Las no víctimas de Urquijo

Ocurrió en el tiempo de prodigios del que tanto nos dan la brasa bañada de ajonjolí. Un mes después de la legalización (previo arrodillamiento) del PCE y uno antes de las primeras elecciones tras la muerte en la cama del señor de El Pardo. Llevaba año y medio en el trono el Borbón recién abdicado y aún no se había cumplido el primer aniversario del nombramiento del beatificado Adolfo Suárez como presidente del gobierno español. Era ya ministro de la porra el siniestro Rodolfo Martín Villa. A pesar de un aligeramiento para la foto, las cárceles seguían a reventar, y en el norte irredento del que procedían gran parte de los presos, gentes de diverso signo convocaron la Semana pro-amnistía. Balance final: ocho muertos de entre 28 y 78 años. Cinco cayeron a tiros de la policía o la guardia civil, uno fue atropellado al intentar retirar una barricada y a otro le fulminó un infarto en medio de la refriega. El octavo fue Francisco Javier Núñez. Les recuerdo su caso.

El último día de las protestas bajó a comprar el periódico y quedó atrapado en los disturbios. Unos uniformados le molieron a golpes. Dos días después fue a presentar una denuncia al Palacio de Justicia de Bilbao. Al salir, lo interceptaron unos tipos que se lo llevaron a un lugar en que volvieron a apalearlo y le obligaron a beber una botella de coñac y otra de aceite de ricino. Falleció días después con el hígado reventado.

Hace unos meses, el Gobierno Vasco lo reconoció, junto a otros, como víctima de la violencia policial en un decreto que el virrey Carlos Urquijo ha recurrido. Solo él sabrá por qué. Los demás nos lo imaginamos.

Lecciones a Inés

Tarde y regular llegó el primer reconocimiento institucional a la víctimas de la violencia ejercida por el Estado directamente o a través de mercenario o facha interpuesto. Supongo que toca felicitarse por ello —ya he escrito alguna vez que nuestro sino es celebrar lo obvio—, pero como no soy un cándido y el cinismo lo reservo para otros asuntos, no puedo dejar sin señalar, siquiera, un pero. Me habría encantado que hubiera estado impulsado por una convicción auténtica y no por un frío y desvergonzado cálculo de posibles beneficios. Que no nos vengan con la milonga de que la sociedad no estaba preparada, porque ese parcial lo tenemos aprobado hace un buen rato. En todo caso, son los políticos oportunistas los que tienen la asignatura pendiente, simplemente porque no les ha interesado o les ha dado canguelo presentarse a ese examen. Incluyo en el lote a los gobiernos anteriores y a los que hasta hace tres minutos eran ciegos, sordos y mudos ante la violencia de ETA, que también han tenido mucho que ver en este retraso.

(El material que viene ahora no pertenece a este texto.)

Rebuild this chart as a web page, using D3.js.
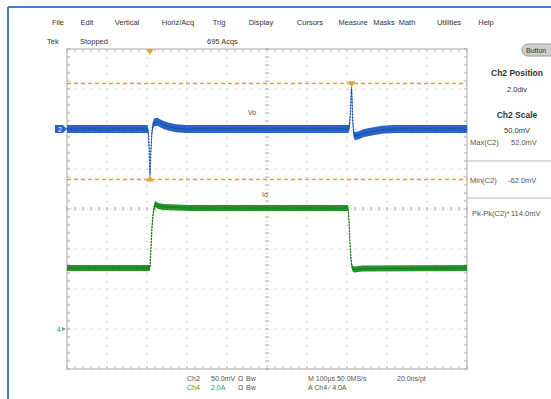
<!DOCTYPE html>
<html><head><meta charset="utf-8">
<script src="https://cdn.jsdelivr.net/npm/d3@7"></script>
<style>body{margin:0;background:#fff}svg{display:block;font-family:"Liberation Sans",Arial,sans-serif}</style>
</head><body><svg id="c" width="551" height="399"></svg>
<script>
// ---------------- data ----------------
const menuItems = ["File","Edit","Vertical","Horiz/Acq","Trig","Display","Cursors","Measure","Masks","Math","Utilities","Help"];
const statusItems = ["Tek","Stopped","695 Acqs"];
// Ch2 (Vo), time in µs, deviation in mV
const voTime = [-207.5,-6,-4,-2,-1,0,1,2,4,6,10,18,30,45,65,90,496,499,501,503,504,505,507,509,512,520,535,555,580,610,792.5];
const voMv   = [0,0,-6,-25,-45,-58,-48,-30,-10,2,8,9,6,3,1,0,0,5,20,45,52,40,10,-5,-9,-8,-5,-3,-1,0,0];
// Ch4 (Io), time in µs, current in A
const ioTime = [-207.5,0,1,3,5,8,11,14,20,35,100,495,496,498,500,502,504,507,512,530,792.5];
const ioAmp  = [3.05,3.05,3.5,4.3,5.1,5.8,6.15,6.25,6.15,6.1,6.05,6.05,5.9,5.2,4.3,3.6,3.2,3.0,2.98,3.02,3.05];
const cursorMv = [57, -63];
const markerTimes = [0, 504];
const panelTitles = ["Ch2 Position","2.0div","Ch2 Scale","50.0mV"];
const measureNames = ["Max(C2)","Min(C2)","Pk-Pk(C2)*"];
const measureValues = ["52.0mV","-62.0mV","114.0mV"];
const settingsRow1 = ["Ch2","50.0mV","Ω","Bw","M 100µs 50.0MS/s","20.0ns/pt"];
const settingsRow2 = ["Ch4","2.0A","Ω","Bw","A  Ch4  ⁄  4.0A"];
const traceLabels = ["Vo","Io"];

// ---------------- layout ----------------
const L = 67, R = 467, T = 49, B = 369;
const svg = d3.select("#c");
const x = d3.scaleLinear().domain([-207.5, 792.5]).range([L, R]);
const yV = d3.scaleLinear().domain([-300, 100]).range([B, T]);
const yI = d3.scaleLinear().domain([-2, 14]).range([B, T]);
const divX = d3.scaleLinear().domain([0, 10]).range([L, R]);
const divY = d3.scaleLinear().domain([0, 8]).range([T, B]);

// blue window border
svg.append("line").attr("x1",8).attr("y1",7).attr("x2",551).attr("y2",7).attr("stroke","#4a7ccc").attr("stroke-width",2);
svg.append("line").attr("x1",8).attr("y1",7).attr("x2",8).attr("y2",399).attr("stroke","#4a7ccc").attr("stroke-width",2);

// menu bar
const menuX = [58,87,127,178,219,261,310,353,384,407,449,486];
svg.selectAll("text.menu").data(menuItems).join("text").attr("class","menu")
  .attr("x",(d,i)=>menuX[i]).attr("y",25).attr("text-anchor","middle")
  .attr("font-size",7.5).attr("fill","#333").text(d=>d);
const statusX = [47,80,207];
svg.selectAll("text.stat").data(statusItems).join("text").attr("class","stat")
  .attr("x",(d,i)=>statusX[i]).attr("y",44)
  .attr("font-size",7.5).attr("fill","#333").text(d=>d);

// grid
const g = svg.append("g");
g.selectAll("line.gx").data(d3.range(1,10)).join("line")
  .attr("x1",d=>divX(d)).attr("x2",d=>divX(d)).attr("y1",T).attr("y2",B)
  .attr("stroke","#b8b8b8").attr("stroke-dasharray","1.2,6.8");
g.selectAll("line.gy").data(d3.range(1,8)).join("line")
  .attr("y1",d=>divY(d)).attr("y2",d=>divY(d)).attr("x1",L).attr("x2",R)
  .attr("stroke","#b8b8b8").attr("stroke-dasharray","1.2,6.8");
const minorX = d3.range(0,50.01,1).map(i=>divX(i/5));
const minorY = d3.range(0,40.01,1).map(i=>divY(i/5));
g.selectAll("line.mx").data(minorX).join("line")
  .attr("x1",d=>d).attr("x2",d=>d).attr("y1",divY(4)-2).attr("y2",divY(4)+2).attr("stroke","#aaa");
g.selectAll("line.my").data(minorY).join("line")
  .attr("y1",d=>d).attr("y2",d=>d).attr("x1",divX(5)-2).attr("x2",divX(5)+2).attr("stroke","#aaa");
g.selectAll("line.bx").data(minorX).join("line")
  .attr("x1",d=>d).attr("x2",d=>d).attr("y1",B-3).attr("y2",B).attr("stroke","#aaa");
g.selectAll("line.tx").data(minorX).join("line")
  .attr("x1",d=>d).attr("x2",d=>d).attr("y1",T).attr("y2",T+3).attr("stroke","#bbb");
g.selectAll("line.ly").data(minorY).join("line")
  .attr("y1",d=>d).attr("y2",d=>d).attr("x1",L).attr("x2",L+3).attr("stroke","#aaa");
g.selectAll("line.ry").data(minorY).join("line")
  .attr("y1",d=>d).attr("y2",d=>d).attr("x1",R-3).attr("x2",R).attr("stroke","#aaa");
g.append("line").attr("x1",L).attr("x2",R).attr("y1",divY(4)).attr("y2",divY(4)).attr("stroke","#ccc").attr("stroke-dasharray","1,3");
g.append("line").attr("y1",T).attr("y2",B).attr("x1",divX(5)).attr("x2",divX(5)).attr("stroke","#ccc").attr("stroke-dasharray","1,3");
g.append("rect").attr("x",L).attr("y",T).attr("width",R-L).attr("height",B-T)
  .attr("fill","none").attr("stroke","#a8a8a8");

// cursor dashed lines
svg.selectAll("line.cur").data(cursorMv).join("line")
  .attr("x1",L).attr("x2",R).attr("y1",d=>Math.round(yV(d))+0.5).attr("y2",d=>Math.round(yV(d))+0.5)
  .attr("stroke","#e8a020").attr("stroke-width",1.3).attr("stroke-dasharray","4,3");

// traces
const vo = voTime.map((t,i)=>({t, v: voMv[i]}));
const io = ioTime.map((t,i)=>({t, v: ioAmp[i]}));
const voBand = 5, ioBand = 0.15;
svg.append("path").datum(vo)
  .attr("d", d3.area().x(d=>x(d.t)).y0(d=>yV(d.v-voBand)).y1(d=>yV(d.v+voBand)))
  .attr("fill","#2b63c6");
svg.append("path").datum(vo)
  .attr("d", d3.line().x(d=>x(d.t)).y(d=>yV(d.v)))
  .attr("fill","none").attr("stroke","#1747a0").attr("stroke-width",1.2).attr("stroke-dasharray","2,1");
svg.append("path").datum(io)
  .attr("d", d3.area().x(d=>x(d.t)).y0(d=>yI(d.v-ioBand)).y1(d=>yI(d.v+ioBand)))
  .attr("fill","#25952a");
svg.append("path").datum(io)
  .attr("d", d3.line().x(d=>x(d.t)).y(d=>yI(d.v)))
  .attr("fill","none").attr("stroke","#16701a").attr("stroke-width",1.2).attr("stroke-dasharray","2,1");

// orange markers
const tri = d3.symbol().type(d3.symbolTriangle).size(22);
svg.append("path").attr("d",tri).attr("transform",`translate(${x(0)},${T+2}) rotate(180)`).attr("fill","#e8a030");
svg.append("path").attr("d",tri).attr("transform",`translate(${x(markerTimes[0])},${yV(cursorMv[1])})`).attr("fill","#e8a030");
svg.append("path").attr("d",tri).attr("transform",`translate(${x(markerTimes[1])},${yV(cursorMv[0])}) rotate(180)`).attr("fill","#e8a030");

// trace labels
svg.append("text").attr("x",x(245)).attr("y",yV(17)).attr("font-size",7).attr("fill","#555").text(traceLabels[0]);
svg.append("text").attr("x",x(280)).attr("y",yI(6.6)).attr("font-size",7).attr("fill","#555").text(traceLabels[1]);

// channel tags
const y2 = yV(0);
svg.append("path").attr("d",`M55,${y2-4}L63,${y2-4}L67,${y2}L63,${y2+4}L55,${y2+4}Z`).attr("fill","#2b63c6");
svg.append("text").attr("x",58).attr("y",y2+3).attr("font-size",7).attr("fill","#fff").text("2");
const y4 = yI(0);
svg.append("text").attr("x",57).attr("y",y4+3).attr("font-size",7).attr("fill","#3a9a3a").text("4");
svg.append("path").attr("d",`M62,${y4-2}L66,${y4}L62,${y4+2}Z`).attr("fill","#7a9a7a");

// right panel
svg.append("rect").attr("x",522).attr("y",44).attr("width",34).attr("height",12).attr("rx",6)
  .attr("fill","#cfcfcf").attr("stroke","#999");
svg.append("text").attr("x",526).attr("y",53).attr("font-size",7).attr("fill","#333").text("Button");
const ptY = [76,92,118,133];
svg.selectAll("text.pt").data(panelTitles).join("text").attr("class","pt")
  .attr("x",517).attr("y",(d,i)=>ptY[i]).attr("text-anchor","middle")
  .attr("font-size",(d,i)=>i%2===0?8.5:7.5).attr("font-weight",(d,i)=>i%2===0?"bold":"normal")
  .attr("fill","#333").text(d=>d);
const mY = [145,183,216];
svg.selectAll("text.mn").data(measureNames).join("text").attr("class","mn")
  .attr("x",(d,i)=>i===2?472:470).attr("y",(d,i)=>mY[i]).attr("font-size",7.5).attr("fill","#555").text(d=>d);
svg.selectAll("text.mv").data(measureValues).join("text").attr("class","mv")
  .attr("x",(d,i)=>i===1?508:511).attr("y",(d,i)=>mY[i]).attr("font-size",7.5).attr("fill","#555").text(d=>d);
svg.selectAll("line.sep").data([161,198]).join("line")
  .attr("x1",R).attr("x2",551).attr("y1",d=>d).attr("y2",d=>d).attr("stroke","#bbb");

// bottom settings
const s1X = [187,211,238,246,308,397];
const s2X = [187,211,238,246,308];
svg.selectAll("text.s1").data(settingsRow1).join("text").attr("class","s1")
  .attr("x",(d,i)=>s1X[i]).attr("y",381).attr("font-size",7).attr("fill","#555").text(d=>d);
svg.selectAll("text.s2").data(settingsRow2).join("text").attr("class","s2")
  .attr("x",(d,i)=>s2X[i]).attr("y",390).attr("font-size",7)
  .attr("fill",(d,i)=>i===0||i===1?"#3a9a3a":"#555").text(d=>d);
</script></body></html>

Y una vez que me he ganado antipatías de amplio espectro, me centro en lo sustantivo y le pongo nombre propio: Inés Núñez, que cerró el acto con un emocionado y emocionante testimonio. En mayo de 1977, su padre, Francisco Javier Núñez, fue brutalmente golpeado por antidisturbios de la policía nacional. Cuando, 48 horas más tarde, se disponía a denunciar la paliza ante el juzgado, lo interceptaron unos tipos que le obligaron a beber una botella de coñac y otra de aceite de ricino, mientras seguían moliéndolo a palos. Tras una terrible agonía de varios días, murió con el hígado reventado. ¿Queda en este o en cualquier país alguien con las pelotas lo suficientemente grandes como para negarle ¡35 años después! la condición de víctima? ¿Quién se atreve, desde el monopolio del dolor, a darle a Inés lecciones sobre el sufrimiento y el olvido? Por desgracia, más de uno.